PROBLEM:
Every line below that mentions the word "matplotlib" should be copied out.

PROVIDED MATERIAL:

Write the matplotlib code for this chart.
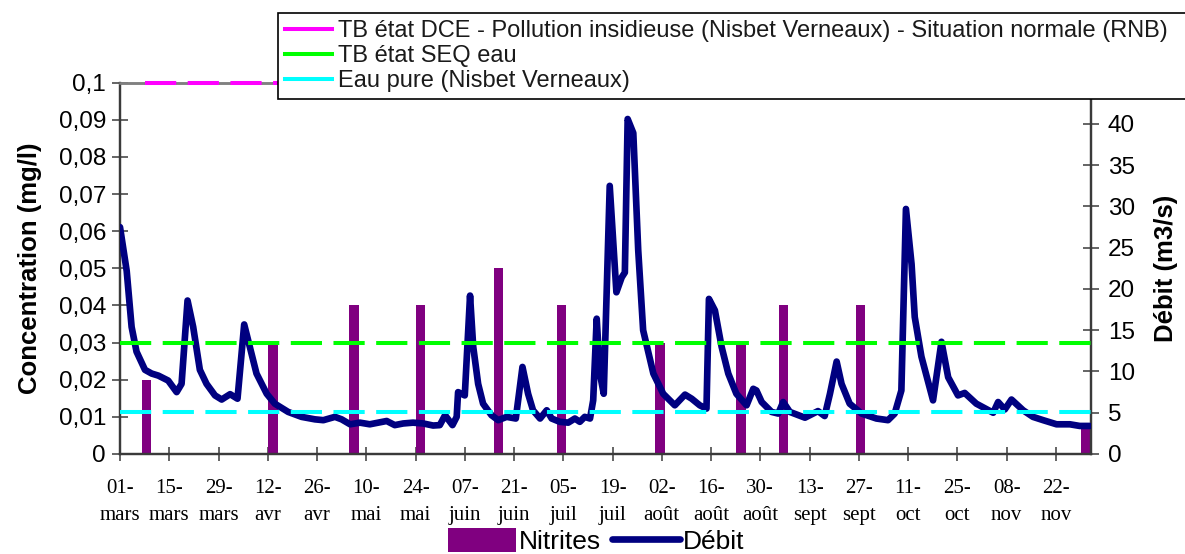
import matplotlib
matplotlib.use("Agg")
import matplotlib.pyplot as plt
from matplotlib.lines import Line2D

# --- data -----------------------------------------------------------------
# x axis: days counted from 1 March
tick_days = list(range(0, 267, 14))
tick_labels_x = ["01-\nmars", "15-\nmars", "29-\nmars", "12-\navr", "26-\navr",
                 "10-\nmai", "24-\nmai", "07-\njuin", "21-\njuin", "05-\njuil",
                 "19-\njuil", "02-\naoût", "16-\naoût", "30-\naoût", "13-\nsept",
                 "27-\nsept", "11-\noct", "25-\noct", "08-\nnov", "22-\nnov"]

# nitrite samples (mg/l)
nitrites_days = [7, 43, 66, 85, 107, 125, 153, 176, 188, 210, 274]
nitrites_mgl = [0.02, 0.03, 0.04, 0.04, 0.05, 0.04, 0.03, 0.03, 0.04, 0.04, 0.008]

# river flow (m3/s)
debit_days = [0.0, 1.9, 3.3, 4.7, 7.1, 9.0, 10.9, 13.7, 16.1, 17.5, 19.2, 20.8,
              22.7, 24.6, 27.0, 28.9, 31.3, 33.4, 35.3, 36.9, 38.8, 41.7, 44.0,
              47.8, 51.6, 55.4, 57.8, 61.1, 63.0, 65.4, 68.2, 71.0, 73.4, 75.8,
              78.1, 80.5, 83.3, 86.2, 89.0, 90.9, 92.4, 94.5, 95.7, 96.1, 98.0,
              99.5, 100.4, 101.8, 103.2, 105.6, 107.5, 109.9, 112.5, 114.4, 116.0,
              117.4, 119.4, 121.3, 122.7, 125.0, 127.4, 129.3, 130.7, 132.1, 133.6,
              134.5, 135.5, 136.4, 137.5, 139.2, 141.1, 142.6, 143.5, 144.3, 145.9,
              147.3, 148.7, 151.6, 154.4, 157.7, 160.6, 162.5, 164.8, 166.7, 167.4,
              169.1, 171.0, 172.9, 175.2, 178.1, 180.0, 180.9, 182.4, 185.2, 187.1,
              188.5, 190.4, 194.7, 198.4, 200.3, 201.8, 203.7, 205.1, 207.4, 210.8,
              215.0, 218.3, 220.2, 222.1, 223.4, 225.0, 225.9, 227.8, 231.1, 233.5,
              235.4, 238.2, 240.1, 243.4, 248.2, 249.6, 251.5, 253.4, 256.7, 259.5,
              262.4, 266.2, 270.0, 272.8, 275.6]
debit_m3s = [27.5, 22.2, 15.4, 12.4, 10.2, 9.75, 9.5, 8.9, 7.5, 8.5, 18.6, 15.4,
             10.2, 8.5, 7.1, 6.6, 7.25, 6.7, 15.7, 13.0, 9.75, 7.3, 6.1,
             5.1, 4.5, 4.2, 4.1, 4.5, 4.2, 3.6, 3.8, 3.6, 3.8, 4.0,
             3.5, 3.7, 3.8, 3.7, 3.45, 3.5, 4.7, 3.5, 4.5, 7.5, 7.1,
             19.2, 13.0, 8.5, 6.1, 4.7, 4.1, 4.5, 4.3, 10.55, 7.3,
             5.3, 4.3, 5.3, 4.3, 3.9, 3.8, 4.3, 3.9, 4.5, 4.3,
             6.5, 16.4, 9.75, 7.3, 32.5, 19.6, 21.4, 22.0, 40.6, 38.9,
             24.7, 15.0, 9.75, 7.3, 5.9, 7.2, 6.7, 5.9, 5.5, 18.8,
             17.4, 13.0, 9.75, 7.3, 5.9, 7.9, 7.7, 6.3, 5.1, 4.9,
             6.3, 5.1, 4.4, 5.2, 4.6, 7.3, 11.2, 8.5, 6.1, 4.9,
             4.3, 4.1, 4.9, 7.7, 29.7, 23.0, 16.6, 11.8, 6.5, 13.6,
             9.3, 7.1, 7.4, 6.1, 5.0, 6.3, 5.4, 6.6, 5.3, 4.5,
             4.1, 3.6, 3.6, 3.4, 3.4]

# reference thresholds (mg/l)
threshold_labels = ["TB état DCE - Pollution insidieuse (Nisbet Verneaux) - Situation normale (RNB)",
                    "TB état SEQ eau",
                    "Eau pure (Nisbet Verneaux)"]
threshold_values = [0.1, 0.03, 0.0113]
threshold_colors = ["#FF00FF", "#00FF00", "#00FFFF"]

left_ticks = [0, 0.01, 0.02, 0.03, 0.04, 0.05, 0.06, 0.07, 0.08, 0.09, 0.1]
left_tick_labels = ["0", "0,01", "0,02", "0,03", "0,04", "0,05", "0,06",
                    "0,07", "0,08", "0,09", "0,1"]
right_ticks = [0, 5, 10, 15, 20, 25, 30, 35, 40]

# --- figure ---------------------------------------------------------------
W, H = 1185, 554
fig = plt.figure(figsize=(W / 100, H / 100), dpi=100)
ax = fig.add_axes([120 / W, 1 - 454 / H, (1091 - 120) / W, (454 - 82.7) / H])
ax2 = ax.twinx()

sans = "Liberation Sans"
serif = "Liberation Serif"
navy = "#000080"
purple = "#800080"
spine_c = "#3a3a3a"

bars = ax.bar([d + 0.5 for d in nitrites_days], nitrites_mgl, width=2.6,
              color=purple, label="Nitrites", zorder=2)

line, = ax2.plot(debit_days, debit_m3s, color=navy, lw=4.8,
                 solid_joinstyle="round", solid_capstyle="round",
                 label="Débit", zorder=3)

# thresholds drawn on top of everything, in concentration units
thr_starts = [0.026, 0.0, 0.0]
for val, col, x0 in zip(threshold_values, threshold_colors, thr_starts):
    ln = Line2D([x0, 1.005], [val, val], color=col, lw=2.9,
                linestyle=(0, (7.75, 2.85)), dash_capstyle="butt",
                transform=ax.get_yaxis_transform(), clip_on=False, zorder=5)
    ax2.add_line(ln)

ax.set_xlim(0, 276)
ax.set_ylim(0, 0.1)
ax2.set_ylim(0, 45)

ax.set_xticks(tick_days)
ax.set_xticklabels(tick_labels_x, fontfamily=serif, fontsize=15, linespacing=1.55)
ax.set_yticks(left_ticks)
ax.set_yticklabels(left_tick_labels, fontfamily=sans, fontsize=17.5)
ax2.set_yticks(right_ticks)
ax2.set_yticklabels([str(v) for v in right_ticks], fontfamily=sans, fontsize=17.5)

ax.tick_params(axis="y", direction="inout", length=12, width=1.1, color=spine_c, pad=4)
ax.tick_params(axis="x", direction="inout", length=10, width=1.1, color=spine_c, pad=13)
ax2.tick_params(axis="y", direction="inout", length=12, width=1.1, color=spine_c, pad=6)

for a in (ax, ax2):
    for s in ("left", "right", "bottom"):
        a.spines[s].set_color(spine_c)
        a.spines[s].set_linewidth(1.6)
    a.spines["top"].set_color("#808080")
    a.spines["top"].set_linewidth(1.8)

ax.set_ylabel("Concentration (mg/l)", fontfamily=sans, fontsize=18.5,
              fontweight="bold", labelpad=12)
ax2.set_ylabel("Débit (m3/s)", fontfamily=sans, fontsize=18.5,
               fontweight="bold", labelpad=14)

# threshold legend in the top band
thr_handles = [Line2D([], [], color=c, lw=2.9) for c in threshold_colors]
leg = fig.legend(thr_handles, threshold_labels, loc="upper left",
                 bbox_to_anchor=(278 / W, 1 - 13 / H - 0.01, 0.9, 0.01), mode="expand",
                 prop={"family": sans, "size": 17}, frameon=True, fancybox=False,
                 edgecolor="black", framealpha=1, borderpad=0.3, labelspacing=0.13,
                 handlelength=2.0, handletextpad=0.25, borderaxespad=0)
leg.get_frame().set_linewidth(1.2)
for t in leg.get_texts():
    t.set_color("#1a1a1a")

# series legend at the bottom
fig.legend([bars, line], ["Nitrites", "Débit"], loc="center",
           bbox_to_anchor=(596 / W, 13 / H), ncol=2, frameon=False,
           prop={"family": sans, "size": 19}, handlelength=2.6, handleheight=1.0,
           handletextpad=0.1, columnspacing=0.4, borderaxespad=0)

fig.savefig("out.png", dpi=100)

SOLUTION BELOW:
Write the matplotlib code for this chart.
import matplotlib
matplotlib.use("Agg")
import matplotlib.pyplot as plt
from matplotlib.lines import Line2D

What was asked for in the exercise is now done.